Production sharing contracts sit at the centre of petroleum economics and several related glossary entries explain the surrounding fiscal landscape. Royalty covers the alternative concession-system payment used in the WCSB. Working interest is the gross share before fiscal terms, while net revenue interest is the equivalent of PSC entitlement barrels in a concession regime. Joint operating agreement governs how partners inside a PSC consortium share costs and lifting, separate from the host government's PSC terms.

Real-World Scenario: Canadian Operator Booking PSC Reserves Under NI 51-101

A Calgary-based intermediate operator holds a 30 percent contractor interest in a Gulf of Suez PSC producing 18,000 bbl/d (2,862 m3/d) gross. The contractor consortium's total share after cost oil and a 78/22 profit-oil split sits at 4,860 bbl/d, of which the Canadian operator's net entitlement is 1,458 bbl/d (232 m3/d).

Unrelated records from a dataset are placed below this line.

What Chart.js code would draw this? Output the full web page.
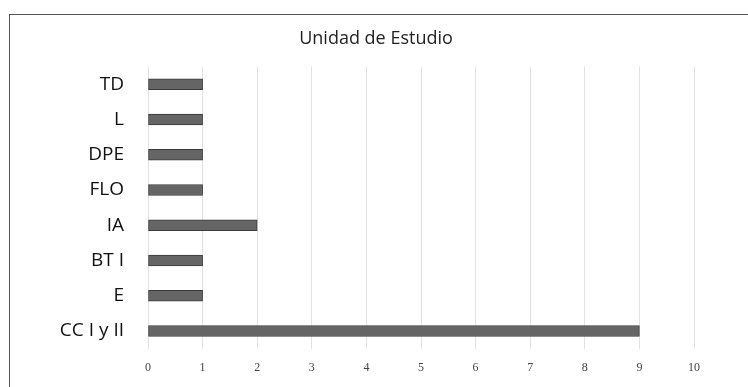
<!DOCTYPE html>
<html>
<head>
<meta charset="utf-8">
<script src="https://cdn.jsdelivr.net/npm/chart.js@4"></script>
<style>
  html, body { margin: 0; padding: 0; background: #fff; overflow: hidden; }
  #wrap { position: relative; width: 748px; height: 387px; }
  #frame {
    position: absolute; left: 9px; top: 14px; width: 760px; height: 400px;
    border-top: 1px solid #555; border-left: 1px solid #555;
  }
  canvas { position: absolute; left: 0; top: 0; }
</style>
</head>
<body>
<div id="wrap">
  <div id="frame"></div>
  <canvas id="chart" width="748" height="387"></canvas>
</div>
<script>
const categories = ["TD", "L", "DPE", "FLO", "IA", "BT I", "E", "CC I y II"];
const counts = [1, 1, 1, 1, 2, 1, 1, 9];
const axisMax = 10;

new Chart(document.getElementById("chart"), {
  type: "bar",
  data: {
    labels: categories,
    datasets: [
      {
        label: "Unidad de Estudio",
        data: counts,
        backgroundColor: "#656565",
        borderColor: "#3a3a3a",
        borderWidth: 1,
        borderSkipped: false,
        barThickness: 11,
      },
    ],
  },
  options: {
    indexAxis: "y",
    responsive: false,
    animation: false,
    layout: { padding: { left: 58, right: 54, top: 0, bottom: 0 } },
    plugins: {
      legend: { display: false },
      tooltip: { enabled: false },
      title: {
        display: true,
        text: "Unidad de Estudio",
        color: "#222",
        font: { family: "Open Sans", size: 18, weight: "normal" },
        padding: { top: 28, bottom: 17 },
      },
    },
    scales: {
      x: {
        min: 0,
        max: axisMax,
        ticks: {
          stepSize: 1,
          color: "#444",
          padding: 12,
          font: { family: "Liberation Serif", size: 12 },
        },
        grid: { color: "#e2e2e2", drawTicks: false },
        border: { display: false },
      },
      y: {
        afterFit: (scale) => { scale.width = 90; },
        ticks: {
          color: "#111",
          padding: 24,
          font: { family: "Open Sans", size: 19 },
        },
        grid: { display: false, drawTicks: false },
        border: { display: false },
      },
    },
  },
});
</script>
</body>
</html>
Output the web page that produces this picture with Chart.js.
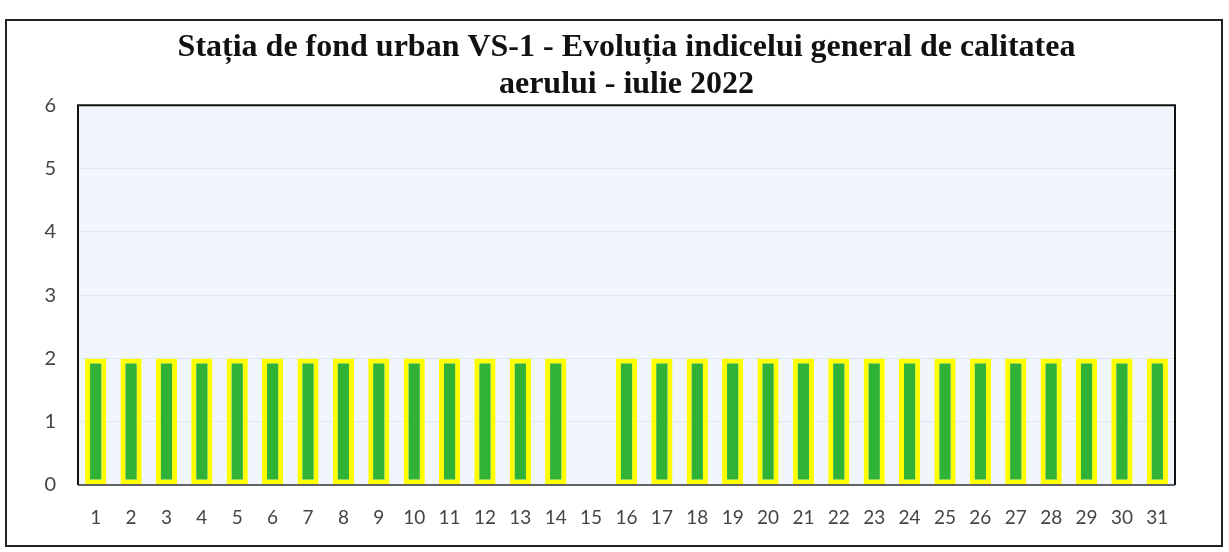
<!DOCTYPE html>
<html><head><meta charset="utf-8">
<script src="https://cdn.jsdelivr.net/npm/chart.js@4/dist/chart.umd.min.js"></script>
<style>html,body{margin:0;padding:0;background:#fff;}#wrap{width:1229px;height:552px;}</style>
</head><body><div id="wrap"><canvas id="c" width="1229" height="552"></canvas></div>
<script>
const titleLines = ["Stația de fond urban VS-1 - Evoluția indicelui general de calitatea", "aerului - iulie 2022"];
const days = ["1","2","3","4","5","6","7","8","9","10","11","12","13","14","15","16","17","18","19","20","21","22","23","24","25","26","27","28","29","30","31"];
const indexValues = [2,2,2,2,2,2,2,2,2,2,2,2,2,2,null,2,2,2,2,2,2,2,2,2,2,2,2,2,2,2,2];
const yTicks = [0,1,2,3,4,5,6];

const bgPlugin = {
  id: 'bg',
  beforeDraw(chart) {
    const {ctx, chartArea: a} = chart;
    ctx.save();
    ctx.fillStyle = '#f1f6fc';
    ctx.fillRect(a.left, a.top, a.right - a.left, a.bottom - a.top);
    ctx.restore();
  },
  afterDraw(chart) {
    const {ctx, chartArea: a} = chart;
    ctx.save();
    ctx.strokeStyle = '#111';
    ctx.lineWidth = 2;
    ctx.beginPath();
    ctx.moveTo(a.left, a.bottom); ctx.lineTo(a.left, a.top); ctx.lineTo(a.right, a.top); ctx.lineTo(a.right, a.bottom);
    ctx.stroke();
    ctx.strokeStyle = '#333';
    ctx.lineWidth = 1.5;
    ctx.beginPath();
    ctx.moveTo(a.left, a.bottom); ctx.lineTo(a.right, a.bottom);
    ctx.stroke();
    ctx.strokeStyle = '#222';
    ctx.lineWidth = 2;
    ctx.strokeRect(6, 20, 1216, 526);
    ctx.restore();
  }
};

new Chart(document.getElementById('c'), {
  type: 'bar',
  data: {
    labels: days,
    datasets: [{
      data: indexValues,
      backgroundColor: '#2fb236',
      borderColor: '#ffff00',
      borderWidth: 5,
      borderSkipped: false,
      barPercentage: 0.6,
      categoryPercentage: 1
    }]
  },
  options: {
    responsive: false,
    animation: false,
    layout: { padding: { left: 30, right: 54, top: 29, bottom: 12 } },
    plugins: {
      legend: { display: false },
      tooltip: { enabled: false },
      title: {
        display: true,
        fullSize: false,
        text: titleLines,
        color: '#111',
        font: { family: '"Liberation Serif", "Times New Roman", serif', size: 32, weight: 'bold', lineHeight: 1.16 },
        padding: { top: 0, bottom: 2 }
      }
    },
    scales: {
      x: {
        grid: { display: false, drawBorder: false },
        border: { display: false },
        ticks: { color: '#444', font: { family: 'Lato, "Open Sans", sans-serif', size: 19 }, padding: 13, maxRotation: 0, autoSkip: false },
        afterFit(s) { s.height = 55; }
      },
      y: {
        min: 0, max: 6,
        afterBuildTicks(s) { s.ticks = yTicks.map(v => ({value: v})); },
        grid: { color: '#d9e8f4', lineWidth: 1, drawTicks: false },
        border: { display: false },
        ticks: { color: '#444', font: { family: 'Lato, "Open Sans", sans-serif', size: 20 }, padding: 22 },
        afterFit(s) { s.width = 48; }
      }
    }
  },
  plugins: [bgPlugin]
});
</script>
</body></html>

The audited 2025 reserve report under NI 51-101 must reconcile this to the underlying 5,400 bbl/d (859 m3/d) gross working interest, a 73 percent gap from gross to net entitlement that the qualified reserves evaluator (typically Sproule, McDaniel, or GLJ in Canada) documents in the AIF.

When Brent rises from USD 75 to USD 100 per barrel the gross production stays flat but PSC cost oil drops as a percentage and profit oil share rises, increasing entitlement barrels in low-price years and decreasing them in high-price years. This counterintuitive accounting result, where rising prices cut booked reserves, has caused at least three Canadian operators since 2014 to restate reserve filings and trigger TSX disclosure obligations under National Policy 51-201.